Today, on an early morning run with my dog, I stood on the edge of a beautiful lake, with the Rocky mountains in the not-too-far distance. It was cool and the sun was beginning to warm everything—an idyllic mountain summer day in the making. Again, I was given a moment to breathe in beauty, to behold wonder, to just be. Wandering Denver has led me into neighborhoods ripe with flowers, fruits, vegetables and endless food for thought for our own urban cultivations.
Last night my sister-in-law asked, “How are you holding up, with all these changes, this unknown?” I replied something to the effect of, “I’m good, but sorry to be imposing on you guys so much!” as our visit turns into an extended stay. She reassured me it was all good, and I became acutely conscious anew of the privilege of generous family, financial security and freedom of work that so many simply don’t have.
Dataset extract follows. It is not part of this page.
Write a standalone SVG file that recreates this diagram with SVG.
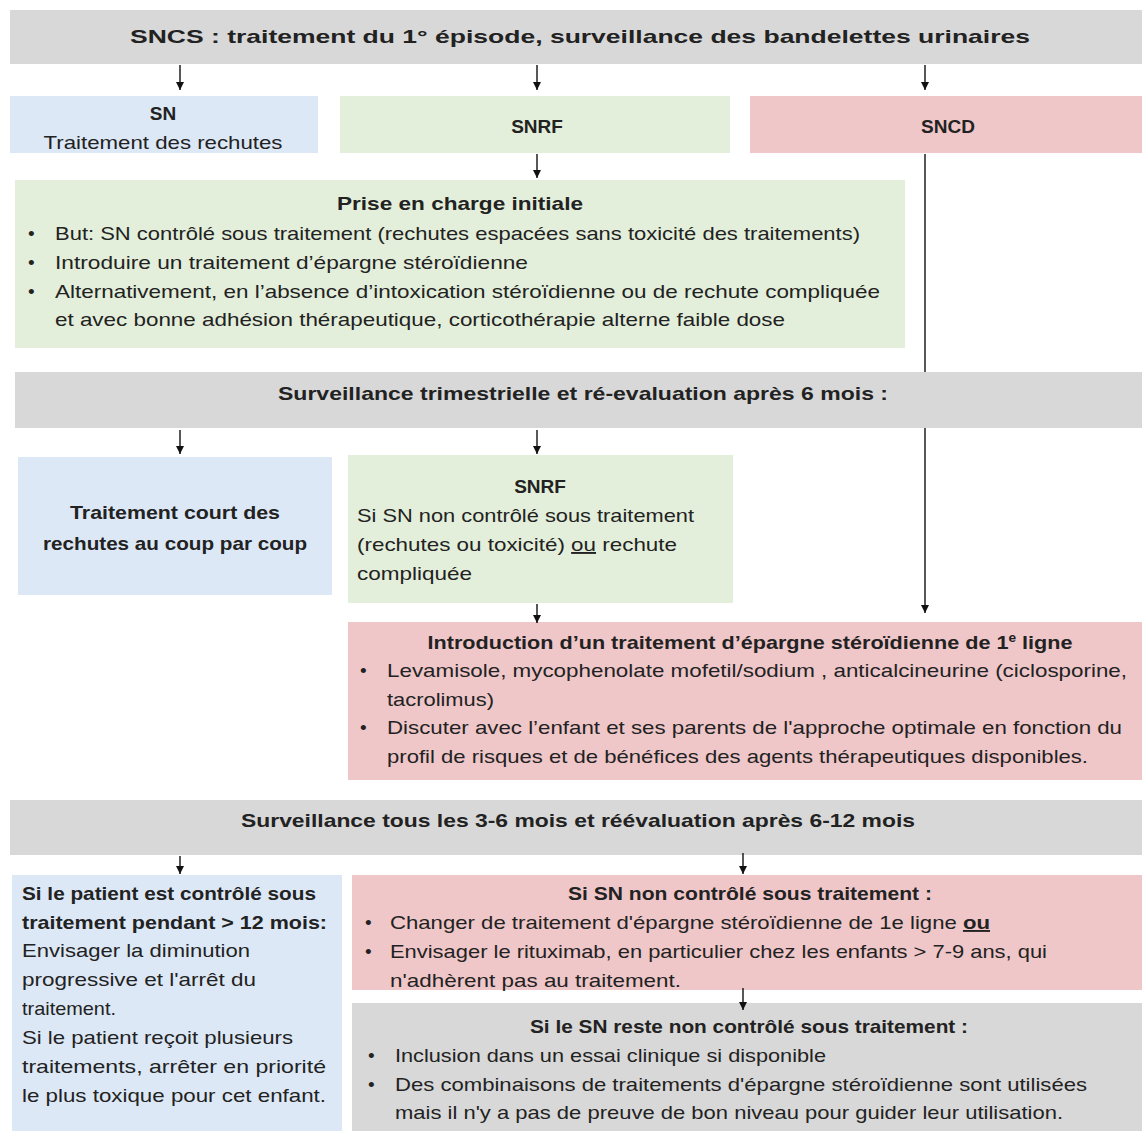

This too is all grace— so much unearned, a circumstance of birth and interconnection. How do I receive such grace? What do I, in turn, choose to do with this gift of life and love?
As I find myself reflecting on her question, “how are you?”, I feel a deep well of goodness. I’m better than when I landed here, expecting to leave with a repaired van within days. I am reminded that things are never what we expect, and that everything is always changing. I find Teresa of Avila’s prayer streaming through my consciousness—“Let nothing disturb you. Let nothing frighten you. Everything is changing. God alone never changes. Patience attains the goal. She who has God lacks nothing. God alone fills every need.”
What would life be like if I could regularly roll with change, rather than resist? This week has brought me the opportunity to practice this very thing and has become a doorway into much. It’s more time with my husband. It’s sinking into the generosity of family and friends. It’s humility in the face of great privilege. It’s suspension—where I can’t plan or make happen, so I must just be. It’s trust—in myself and others, but mostly, in Life, or God. It’s the release, bit by bit, of the illusion that I’m in control. It’s falling, and in doing so, opening to discovery— of people and places, beauty and synchronicity. It’s life handing me gifts and bringing blessings where all I seemed to see was frustration and “things not going according to plan.” What’s the plan anyway, and what happens when it changes?
I’ve been thinking about this a lot lately, and in some ways, this week just feels like a deepening, a way to practice and integrate what life has been bringing me for a while. I turn 40 on Friday. In many ways, this birthday marks something huge in me, in my soul. A re-route of sorts, a reclamation. My life looks nothing like what I “thought” forty would look like. It has been an amazing four decades of life, and very challenging too. One thing I know to be true: everything is always changing. I’m not in control. I get to create, yes; cooperate, yes; celebrate, YES! But control? No. So I choose, as I choose this week, to flow. To live. To keep loving what is, no matter what. And to give as I have been given, to be best of my ability.
Ok, ok, but what about our van? Are we actually going to make it to St. Louie? When the van first started having trouble, our cousin (the mechanic) let us drive his son’s truck around for a while, as we tried to get things in order. I joked that that was the truck I’d dreamed about owning since I was old enough to drive (really—I’ve always wanted a truck). Today John jokingly asked how much for it—an older model Toyota Tacoma but in amazing shape. My cousin responded in all seriousness, and it looks like I’ll be driving my dream truck back to St. Louis, on my birthday. Some things you just can’t plan for.
** I learned a long time ago to support and fortify myself through a variety of resources. I want to share a couple that have gotten me through this week—Yoga with Adriene, especially her “Yoga For Flexible Mind and Body” video. Her yoga is so sweet, simple and seems to always be just the theme I need. Also, I’ve been reading the book “Trusting the Gold: Uncovering Your Inner Goodness” by Tara Brach. It is prayerful, beautifully illustrated, so relevant and a pleasure to read. Hope these might support you too!